Soluble-insoluble-soluble transitions of aqueous poly(N-vinylacetamide-co-acrylic acid) solutions.

Several poly(N-vinylacetamide-co-acrylic acid)s with various copolymer compositions have been synthesized, and their unique phase-transition behavior in aqueous salt (Na2SO4 or NaCl) solutions was investigated. Copolymers containing more than 51 mol % N-vinylacetamide (NVA) show reentrant soluble-insoluble-soluble transitions with increasing temperature. The soluble-insoluble transition temperature (T(p1)) increased linearly with increasing NVA content, whereas the insoluble-soluble transition temperature (T(p2)) was almost constant irrespective of the NVA content. Potentiometric titration of the copolymer solutions suggested that the acrylic acid (AA) carboxyl groups form hydrogen bonds with the NVA amide groups even under soluble conditions. Dehydration of the NVA amides and their consequent hydrogen bonding with the AA carboxyl groups during the soluble-insoluble transition process was indicated by FTIR measurements.
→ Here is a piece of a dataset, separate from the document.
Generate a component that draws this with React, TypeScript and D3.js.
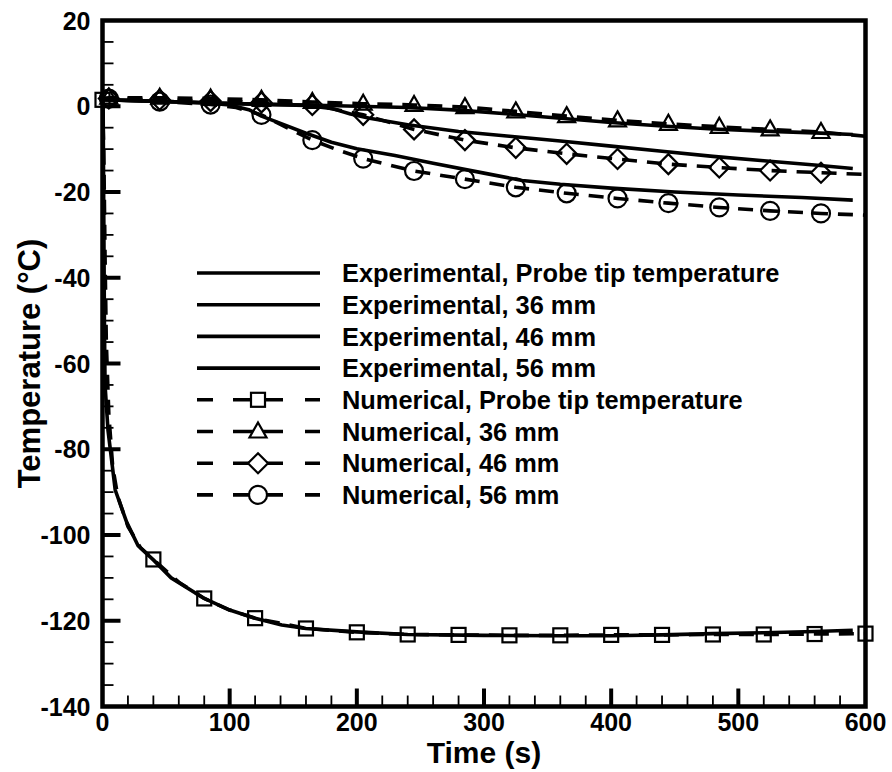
import React, { useRef, useEffect } from "react";
import * as d3 from "d3";

// experimental curves [time (s), temperature (°C)]
const expProbe: [number, number][] = [
  [0, 1.5], [0.5, 0], [1, -25], [1.5, -50], [2, -65], [4.3, -75.5], [10, -89.5],
  [19, -97], [28, -102.5], [40, -105.8], [54, -110], [80, -114.8], [100, -117.5],
  [120, -119.4], [141, -121], [160, -121.8], [200, -122.6], [240, -123.2], [300, -123.4],
  [360, -123.5], [400, -123.5], [440, -123.3], [480, -123], [520, -122.8], [560, -122.5],
  [590, -122.2],
];
const exp36: [number, number][] = [
  [0, 1.5], [40, 1.2], [80, 0.8], [120, 0.5], [160, 0.3], [200, 0], [240, -0.3],
  [280, -0.9], [320, -1.8], [360, -2.8], [400, -3.8], [440, -4.6], [480, -5.3],
  [520, -5.8], [560, -6.2], [590, -6.6],
];
const exp46: [number, number][] = [
  [0, 1.5], [40, 1.2], [80, 0.8], [120, 0.5], [160, 0.2], [180, -0.5], [195, -1.8],
  [210, -2.8], [240, -4.3], [280, -5.9], [320, -7.0], [360, -8.1], [400, -9.3],
  [440, -10.5], [480, -11.7], [520, -12.7], [560, -13.7], [590, -14.5],
];
const exp56: [number, number][] = [
  [0, 1.5], [40, 1.2], [80, 0.8], [100, 0.3], [115, -0.8], [125, -2.3], [140, -4.0],
  [160, -6.3], [180, -8.4], [200, -9.9], [230, -11.5], [260, -13.3], [300, -15.6],
  [330, -17.3], [360, -18.2], [400, -19.1], [450, -20.0], [500, -20.7], [550, -21.3],
  [590, -21.9],
];

// numerical curves
const numProbe: [number, number][] = [
  [0, 1.5], [1, -10], [2, -35], [3, -55], [5, -72], [8, -84], [12, -91], [20, -98],
  [30, -103], [40, -105.7], [60, -111], [80, -114.8], [100, -117.5], [120, -119.4],
  [160, -121.8], [200, -122.7], [240, -123.2], [280, -123.3], [320, -123.4],
  [360, -123.4], [400, -123.3], [440, -123.3], [480, -123.2], [520, -123.2],
  [560, -123.1], [600, -123.0],
];
const num36: [number, number][] = [
  [0, 1.8], [5, 2.0], [45, 2.0], [85, 1.8], [125, 1.5], [165, 1.0], [205, 0.6],
  [245, 0.3], [285, -0.2], [325, -1.2], [365, -2.3], [405, -3.3], [445, -4.1],
  [485, -4.8], [525, -5.4], [565, -6.0], [600, -7.0],
];
const num46: [number, number][] = [
  [0, 1.8], [5, 1.8], [45, 1.5], [85, 1.2], [125, 0.9], [165, 0.3], [205, -2.0],
  [245, -5.4], [285, -7.9], [325, -9.7], [365, -11.1], [405, -12.3], [445, -13.5],
  [485, -14.3], [525, -15.0], [565, -15.5], [600, -15.9],
];
const num56: [number, number][] = [
  [0, 1.8], [5, 1.8], [45, 1.1], [85, 0.4], [105, -0.3], [125, -2.0], [145, -5.0],
  [165, -7.9], [185, -10.2], [205, -12.2], [245, -15.1], [285, -17.0], [325, -18.9],
  [365, -20.3], [405, -21.5], [445, -22.6], [485, -23.6], [525, -24.4], [565, -25.0],
  [600, -25.4],
];

// times at which the numerical markers are drawn
const probeMarkTimes = [0, 40, 80, 120, 160, 200, 240, 280, 320, 360, 400, 440, 480, 520, 560, 600];
const probeMarkTimesDepth = [5, 45, 85, 125, 165, 205, 245, 285, 325, 365, 405, 445, 485, 525, 565];

const xTicks = [0, 100, 200, 300, 400, 500, 600];
const yTicks = [20, 0, -20, -40, -60, -80, -100, -120, -140];

const legendLabels = [
  "Experimental, Probe tip temperature",
  "Experimental, 36 mm",
  "Experimental, 46 mm",
  "Experimental, 56 mm",
  "Numerical, Probe tip temperature",
  "Numerical, 36 mm",
  "Numerical, 46 mm",
  "Numerical, 56 mm",
];

const FONT = "'Liberation Sans', Arial, Helvetica, sans-serif";

const App = () => {
  const svgRef = useRef<SVGSVGElement>(null);

  useEffect(() => {
    document.body.style.margin = "0";
    const svg = d3.select(svgRef.current);
    svg.selectAll("*").remove();

    const width = 892;
    const height = 772;
    const margin = { top: 20.5, right: 26.5, bottom: 65.5, left: 102.5 };

    const x = d3.scaleLinear().domain([0, 600]).range([margin.left, width - margin.right]);
    const y = d3.scaleLinear().domain([-140, 20]).range([height - margin.bottom, margin.top]);

    const line = d3
      .line<[number, number]>()
      .x((d) => x(d[0]))
      .y((d) => y(d[1]));

    const g = svg.append("g");

    // symbols
    const drawMarker = (sel: any, kind: string, cx: number, cy: number, fill: string) => {
      const s = sel.append("g").attr("transform", `translate(${cx},${cy})`);
      const attrs = (e: any) =>
        e.attr("fill", fill).attr("stroke", "#000").attr("stroke-width", 2.2);
      if (kind === "square") {
        s.append("rect").attr("x", -7).attr("y", -7).attr("width", 14).attr("height", 14).call(attrs);
      } else if (kind === "triangle") {
        s.append("path").attr("d", "M0,-9 L8.5,6 L-8.5,6 Z").call(attrs);
      } else if (kind === "diamond") {
        s.append("path").attr("d", "M0,-10 L10,0 L0,10 L-10,0 Z").call(attrs);
      } else {
        s.append("circle").attr("r", 9).call(attrs);
      }
    };

    const expSeries = [expProbe, exp36, exp46, exp56];
    const numSeries = [
      { data: numProbe, kind: "square", marks: probeMarkTimes },
      { data: num36, kind: "triangle", marks: probeMarkTimesDepth },
      { data: num46, kind: "diamond", marks: probeMarkTimesDepth },
      { data: num56, kind: "circle", marks: probeMarkTimesDepth },
    ];

    numSeries.forEach((s) => {
      g.append("path")
        .attr("d", line(s.data))
        .attr("fill", "none")
        .attr("stroke", "#000")
        .attr("stroke-width", 3.6)
        .attr("stroke-dasharray", "15,10");
    });

    expSeries.forEach((s) => {
      g.append("path")
        .attr("d", line(s))
        .attr("fill", "none")
        .attr("stroke", "#000")
        .attr("stroke-width", 3.6)
        .attr("stroke-linejoin", "round");
    });

    numSeries.forEach((s) => {
      s.data
        .filter((d) => s.marks.includes(d[0]))
        .forEach((d) => drawMarker(g, s.kind, x(d[0]), y(d[1]), "none"));
    });

    // frame
    svg
      .append("rect")
      .attr("x", x(0))
      .attr("y", y(20))
      .attr("width", x(600) - x(0))
      .attr("height", y(-140) - y(20))
      .attr("fill", "none")
      .attr("stroke", "#000")
      .attr("stroke-width", 4.5);

    // ticks
    const axes = svg.append("g").attr("stroke", "#000");
    d3.range(-135, 20, 5).forEach((v) => {
      const major = v % 20 === 0;
      axes
        .append("line")
        .attr("x1", x(0))
        .attr("x2", x(0) + (major ? 18 : 11))
        .attr("y1", y(v))
        .attr("y2", y(v))
        .attr("stroke-width", major ? 4 : 1.8);
    });
    d3.range(20, 600, 20).forEach((v) => {
      const major = v % 100 === 0;
      axes
        .append("line")
        .attr("x1", x(v))
        .attr("x2", x(v))
        .attr("y1", y(-140))
        .attr("y2", y(-140) - (major ? 18 : 11))
        .attr("stroke-width", major ? 4 : 1.8);
    });

    // tick labels
    svg
      .append("g")
      .selectAll("text")
      .data(yTicks)
      .join("text")
      .attr("x", x(0) - 12)
      .attr("y", (d) => y(d))
      .attr("dy", "0.36em")
      .attr("text-anchor", "end")
      .attr("font-family", FONT)
      .attr("font-weight", "bold")
      .attr("font-size", 25)
      .text((d) => d);

    svg
      .append("g")
      .selectAll("text")
      .data(xTicks)
      .join("text")
      .attr("x", (d) => x(d))
      .attr("y", y(-140) + 24)
      .attr("text-anchor", "middle")
      .attr("font-family", FONT)
      .attr("font-weight", "bold")
      .attr("font-size", 25)
      .text((d) => d);

    // axis titles
    svg
      .append("text")
      .attr("x", (x(0) + x(600)) / 2)
      .attr("y", 763)
      .attr("text-anchor", "middle")
      .attr("font-family", FONT)
      .attr("font-weight", "bold")
      .attr("font-size", 30)
      .text("Time (s)");

    svg
      .append("text")
      .attr("transform", `translate(40,${(y(20) + y(-140)) / 2}) rotate(-90)`)
      .attr("text-anchor", "middle")
      .attr("font-family", FONT)
      .attr("font-weight", "bold")
      .attr("font-size", 31)
      .text("Temperature (°C)");

    // legend
    const legend = svg.append("g");
    const kinds = ["square", "triangle", "diamond", "circle"];
    legendLabels.forEach((label, i) => {
      const ly = 273 + i * 31.7;
      const numerical = i >= 4;
      legend
        .append("line")
        .attr("x1", 197)
        .attr("x2", 320)
        .attr("y1", ly)
        .attr("y2", ly)
        .attr("stroke", "#000")
        .attr("stroke-width", 3.6)
        .attr("stroke-dasharray", numerical ? "16,20,50,22,15" : null);
      if (numerical) drawMarker(legend, kinds[i - 4], 258, ly, "#fff");
      legend
        .append("text")
        .attr("x", 342)
        .attr("y", ly)
        .attr("dy", "0.36em")
        .attr("font-family", FONT)
        .attr("font-weight", "bold")
        .attr("font-size", 25.4)
        .text(label);
    });
  }, []);

  return <svg ref={svgRef} width="892" height="772" style={{ display: "block", background: "#fff" }}></svg>;
};

export default App;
Addition of salt (Na2SO4 or NaCl) to the aqueous media reduces the solvent quality and enhances the intra- and interchain interactions of the copolymers. Thus, T(p1) was observed to decrease and T(p2) was observed to increase with increasing salt concentration. However, the addition of urea to the media reverses the concentration dependence of T(p1) and T(p2) by disturbing the intra- and interchain interactions of the copolymers.